Un article de Ian Urbina, publié dans le New York Times du 10 août et repris par Courrier international du 5/09 nous donne une info amusante, qui peut aussi nous amener à réfléchir sur notre possible avenir.
Des robots sociaux "sont programmés pour tweeter et retweeter. Ils ont leurs petites excentricités, du bagout, et quantité d’anecdotes personnelles à vous raconter. Beaucoup sont connectés à des bases de données liées à l’actualité, ce qui leur permet de répéter des phrases qui peuvent faire illusion auprès du public visé. (...) Certains robots sont même complétés par des profils Facebook générés par un logiciel de gestion d’identité. L’illusion est alors presque parfaite : ils laissent des traces dans le cyberespace à mesure qu’ils accumulent amis et abonnés partageant leurs opinions".

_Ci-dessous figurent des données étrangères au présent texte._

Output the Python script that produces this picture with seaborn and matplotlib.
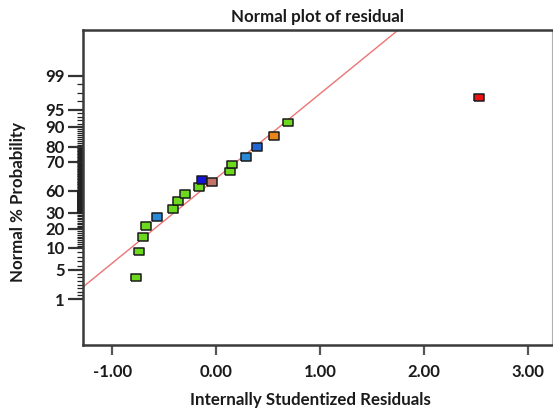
import numpy as np
import pandas as pd
import matplotlib
matplotlib.use("Agg")
import matplotlib.pyplot as plt
import seaborn as sns

# ---- data ----
resid = [-0.77, -0.74, -0.70, -0.67, -0.57, -0.41, -0.37, -0.30, -0.16,
         -0.14, -0.04, 0.13, 0.15, 0.29, 0.39, 0.56, 0.69, 2.53]
prob = [4.0, 9.3, 15.8, 21.9, 27.5, 35.5, 46.4, 55.9, 61.4,
        63.8, 63.1, 66.6, 69.0, 73.3, 80.0, 85.5, 91.2, 96.5]
group = ["g", "g", "g", "g", "b", "g", "g", "g", "g",
         "db", "br", "g", "g", "b", "mb", "o", "g", "r"]
fit_x = [-1.28, 1.75]
fit_prob = [2.66, 104.4]
x_ticks = [-1.0, 0.0, 1.0, 2.0, 3.0]
y_tick_vals = [1, 5, 10, 20, 30, 60, 70, 80, 90, 95, 99]

palette = {"g": "#6cd81e", "b": "#2a88d8", "db": "#1414d8", "br": "#c07468",
           "mb": "#2266d4", "o": "#e8861c", "r": "#e81414"}

# probability-axis positions (relative vertical layout of the printed scale)
y_tick_pos = [46, 75, 97, 116, 132, 154, 183, 198, 218, 235, 269]
P = np.array(y_tick_vals, float)
Q = np.array(y_tick_pos, float)


def _interp_ext(v, a, b):
    v = np.asarray(v, float)
    out = np.interp(v, a, b)
    lo = v < a[0]
    hi = v > a[-1]
    out = np.where(lo, b[0] + (v - a[0]) * (b[1] - b[0]) / (a[1] - a[0]), out)
    out = np.where(hi, b[-1] + (v - a[-1]) * (b[-1] - b[-2]) / (a[-1] - a[-2]), out)
    return out


def fwd(v):
    return _interp_ext(v, P, Q)


def inv(v):
    return _interp_ext(v, Q, P)


sns.set_style("white")
plt.rcParams["font.family"] = ["Lato", "DejaVu Sans"]
plt.rcParams["font.weight"] = "bold"

fig = plt.figure(figsize=(5.53, 4.16), dpi=100)
ax = fig.add_axes([83 / 553, (416 - 345) / 416, (552 - 83) / 553, (345 - 30) / 416])
ax.set_yscale("function", functions=(fwd, inv))

df = pd.DataFrame({"resid": resid, "prob": prob, "grp": group})
fit = pd.DataFrame({"x": fit_x, "y": fit_prob})

sns.lineplot(data=fit, x="x", y="y", color="#ec7474", linewidth=1.0, ax=ax)
rect = [(-1.4, -1.0), (1.4, -1.0), (1.4, 1.0), (-1.4, 1.0), (-1.4, -1.0)]
sns.scatterplot(data=df, x="resid", y="prob", hue="grp", palette=palette,
                marker=rect, s=52, edgecolor="#1a1a1a", linewidth=1.1,
                legend=False, ax=ax, zorder=3)

ax.set_xlim(-1.28, 3.23)
ax.set_ylim(float(inv(0.0)), float(inv(315.0)))

ax.set_xticks(x_ticks)
ax.set_xticklabels([f"{t:.2f}" for t in x_ticks])
ax.set_yticks(y_tick_vals)
ax.set_yticklabels([str(t) for t in y_tick_vals])

minor = ([1.5, 2, 2.5, 3, 3.5, 4, 4.5, 6, 7, 8, 9]
         + list(range(11, 20)) + list(range(21, 30))
         + list(np.arange(30.5, 60, 0.25)) + list(np.arange(60.5, 70, 0.25))
         + list(np.arange(70.5, 80, 0.5)) + list(range(81, 90))
         + [91, 92, 93, 94, 96, 97, 98])
ax.set_yticks(minor, minor=True)

ax.tick_params(axis="y", which="major", direction="out", length=11, width=1.6,
               color="#333333", labelsize=12, pad=2, left=True)
ax.tick_params(axis="y", which="minor", direction="out", length=4, width=0.9,
               color="#222222", left=True)
ax.tick_params(axis="x", which="major", direction="out", length=7, width=1.6,
               color="#555555", labelsize=12, pad=7, bottom=True)

for lab in ax.get_xticklabels() + ax.get_yticklabels():
    lab.set_fontweight("bold")
    lab.set_color("#1a1a1a")

for s in ["left", "bottom", "top"]:
    ax.spines[s].set_color("#3a3a3a")
    ax.spines[s].set_linewidth(1.8)
ax.spines["right"].set_color("#b0b0b0")
ax.spines["right"].set_linewidth(0.8)

ax.set_title("Normal plot of residual", fontsize=12.2, fontweight="bold",
             color="#1a1a1a", pad=6)
ax.set_xlabel("Internally Studentized Residuals", fontsize=12.2,
              fontweight="bold", color="#1a1a1a")
ax.set_ylabel("Normal % Probability", fontsize=12.2, fontweight="bold",
              color="#1a1a1a")
ax.xaxis.set_label_coords((310 - 83) / 469, -(392 - 345) / 315)
ax.yaxis.set_label_coords(-(83 - 26) / 469, (345 - 202) / 315)

fig.savefig("out.png", dpi=100)
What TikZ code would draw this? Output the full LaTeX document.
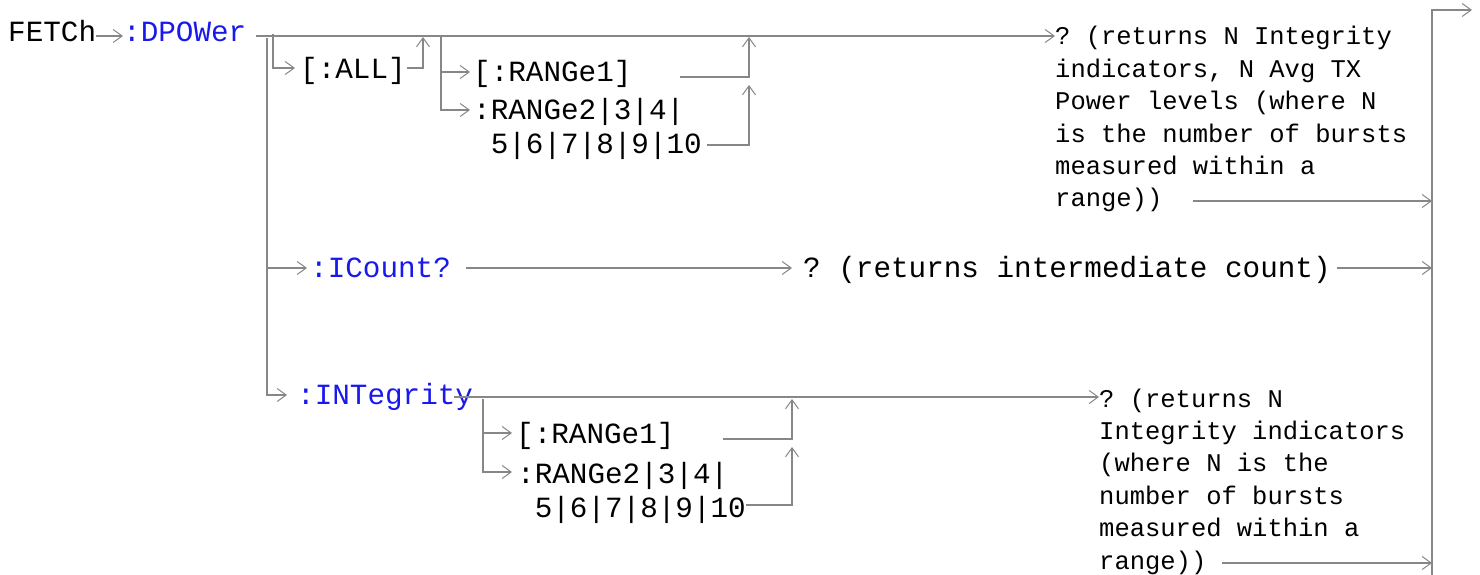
\documentclass[tikz,border=0pt]{standalone}
\usepackage{fontspec}
\setmonofont{Liberation Mono}
\usetikzlibrary{arrows.meta}
\definecolor{railgray}{RGB}{135,135,135}
\definecolor{cmdblue}{RGB}{25,25,235}
\newcommand{\kwfont}{\ttfamily\frenchspacing\fontsize{29.3}{34}\selectfont}
\newcommand{\notefont}{\ttfamily\frenchspacing\fontsize{25.5}{32.4}\selectfont}
\tikzset{
  kw/.style={anchor=base west,inner sep=0pt,font=\kwfont},
  cmd/.style={kw,text=cmdblue},
  twoline/.style={kw,text width=240pt,align=flush left},
  note/.style={anchor=base west,inner sep=0pt,font=\notefont,text width=#1,align=flush left},
  rail/.style={draw=railgray,line width=1.7pt},
}
\begin{document}
\begin{tikzpicture}[x=1pt,y=-1pt,line join=miter,>={Straight Barb[length=9pt,width=13pt,line width=1pt]}]
	\useasboundingbox (0,0) rectangle (1480,575);
	% words of the command
	\node[kw] (fetch) at (8,42) {FETCh};
	\node[cmd] (dpow) at (123,42) {:DPOWer};
	\node[kw] (all) at (300,79) {[:ALL]};
	\node[kw] (rngA) at (473,82) {[:RANGe1]};
	\node[twoline] (rngB) at (473,120) {:RANGe2|3|4|\\\phantom{0}5|6|7|8|9|10};
	\node[note=370pt] (resA) at (1055,45) {? (returns N Integrity\\indicators, N Avg TX\\Power levels (where N\\is the number of bursts\\measured within a\\range))};
	\node[cmd] (icnt) at (310,277) {:ICount?};
	\node[kw] (resB) at (803,277) {? (returns intermediate count)};
	\node[cmd] (integ) at (297,404) {:INTegrity};
	\node[kw] (rngC) at (516,443) {[:RANGe1]};
	\node[twoline] (rngD) at (517,483) {:RANGe2|3|4|\\\phantom{0}5|6|7|8|9|10};
	\node[note=330pt] (resC) at (1099,407) {? (returns N\\Integrity indicators\\(where N is the\\number of bursts\\measured within a\\range))};
	% junctions
	\coordinate (top) at (256,36);
	\coordinate (down) at (267,38);
	\coordinate (alltap) at (273,34);
	\coordinate (allup) at (423,37);
	\coordinate (rtap) at (441,36);
	\coordinate (rup) at (749,37);
	\coordinate (rupB) at (749,85);
	\coordinate (ibus) at (454,397);
	\coordinate (itap) at (483,399);
	\coordinate (iup) at (792,399);
	\coordinate (iupB) at (792,447);
	\coordinate (outA) at (1193,201);
	\coordinate (outB) at (1337,268);
	\coordinate (outC) at (1222,563);
	\coordinate (endrail) at (1432,10);
	\coordinate (endfoot) at (1432,575);
	\coordinate (exit) at (1472,10);
	% :DPOWer? and its optional parts
	\draw[rail,->] (fetch.east |- top) -- (dpow.west |- top);
	\draw[rail,->] (top) -- (top -| resA.west);
	\draw[rail,->] (alltap) |- ([shift={(-5,-11)}]all.base west);
	\draw[rail,->] ([shift={(1,-11)}]all.base east) -| (allup);
	\draw[rail,->] (rtap) |- ([shift={(-3,-10)}]rngA.base west);
	\draw[rail,->] (rtap) |- ([shift={(-3,-10)}]rngB.base west);
	\draw[rail,->] ([shift={(48,-5)}]rngA.base east) -| (rup);
	\draw[rail,->] ([shift={(234,25)}]rngB.base west) -| (rupB);
	\draw[rail,->] (outA) -- (outA -| endrail);
	% :ICount?
	\draw[rail,->] (down) |- ([shift={(-10,-9)}]integ.base west);
	\draw[rail,->] ([shift={(-43,-9)}]icnt.base west) -- ([shift={(-3,-9)}]icnt.base west);
	\draw[rail,->] ([shift={(15,-9)}]icnt.base east) -- ([shift={(-11,-9)}]resB.base west);
	\draw[rail,->] (outB) -- (outB -| endrail);
	% :INTegrity?
	\draw[rail,->] (ibus) -- (ibus -| resC.west);
	\draw[rail,->] (itap) |- ([shift={(-4,-10)}]rngC.base west);
	\draw[rail,->] (itap) |- ([shift={(-5,-11)}]rngD.base west);
	\draw[rail,->] ([shift={(48,-4)}]rngC.base east) -| (iup);
	\draw[rail,->] ([shift={(229,22)}]rngD.base west) -| (iupB);
	\draw[rail,->] (outC) -- (outC -| endrail);
	% end of the command
	\draw[rail,->] (endfoot) -- (endrail) -- (exit);
\end{tikzpicture}
\end{document}
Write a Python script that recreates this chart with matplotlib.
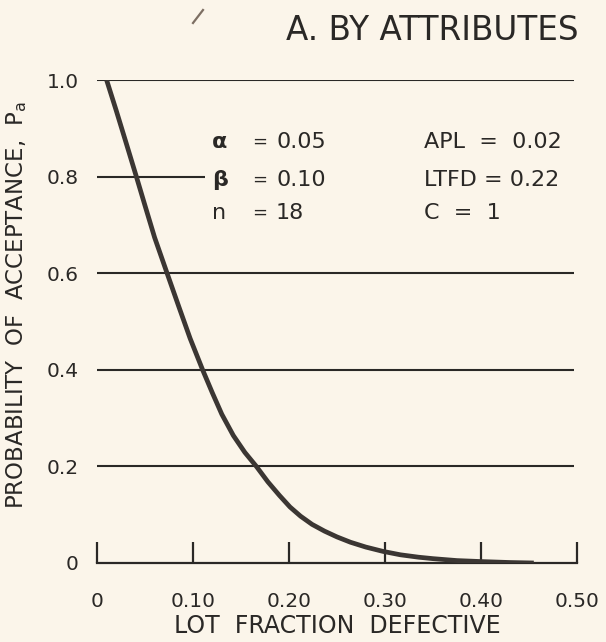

L’auteur de l’article nous apprend aussi qu’il existe aussi des robots programmés pour flirter avec des personnes réelles, ou même (ce qui est encore plus drôle) avec... d’autres robots !
Première réflexion qui vient à l’esprit : pour pouvoir programmer des échanges qui abusent l’utilisateur et lui laissent la conviction que son interlocuteur est une personne bien réelle, il faut que la majorité de ces échanges (y compris hors du Net) soient diablement formatés et prévisibles, dans leur forme comme dans leur contenu. C’est aussi le signe que notre attente globale, dans ces différents échanges sociaux, est finalement assez pauvre dans ses objectifs. La majorité des discours ou des propos sont-ils si prévisibles qu’ils peuvent être programmés en trompant la personne qui reçoit le message ? Il semble bien que oui.
Deuxième réflexion : nous vivons une époque formidable. Les robots s’adressent à d’autres robots et tentent de les persuader de la validité d’une pensée ou d’une action. Des robots draguent d’autres robots sans même savoir que ce sont des robots. Certes, ce que nous voyons aujourd’hui n’est encore que de la programmation. Même s’il s’agit de programmation sophistiquée, on est encore loin de la véritable intelligence artificielle. Mais dans ce domaine, les recherches avancent à grands pas. Qui peut savoir où nous en serons dans vingt ans, trente ans, cinquante ans ?
Finalement, dans quelques décennies, les réactions de l’être humain réel devant des situations prévues (ou même imprévues) seront entièrement programmées. Ainsi, les humains pourront être avantageusement remplacés par des machines virtuelles et ils cèderont la place à leur successeur dans la grande histoire de l’évolution des espèces : les robots. L’Internet deviendra alors un lieu formidable où les robots se disputeront, flirteront, échangeront des points de vue sur des livres écrits par d’autres robots autoprogrammés, parleront de politique robotisée, etc.
Pour rendre l’être humain totalement obsolète il reste un dernier progrès à réaliser : la création de générations de robots capables d’émotions, comme l’imagine l’excellente série télé Real Humans, diffusée par Arte en avril dernier. C’est pour bientôt.
Mais n’allons pas si loin pour l’instant. Je voulais avant de prendre congé, vous signaler que le billet que vous êtes en train de lire est écrit... par un robot, sans chair ni os. Bon, d’accord, je suis un robot encore rudimentaire, incapable d’émotions... mais tout de même un robot de deuxième génération.
C’était assez facile à repérer, et je suis sûr que vous l’aviez deviné. Mais attention : il y a plein d’autres robots sur Médiapart. Je vous invite à les repérer eux aussi. Ce n’est pas toujours aussi facile que dans le cas présent, certains sont de la troisième génération, bien plus performants, et il vous faudra être vigilant pour les détecter. Sauf si vous êtes vous-même un robot de quatrième génération, le top du top pour l’instant. Là, pour vous, ce sera trop facile.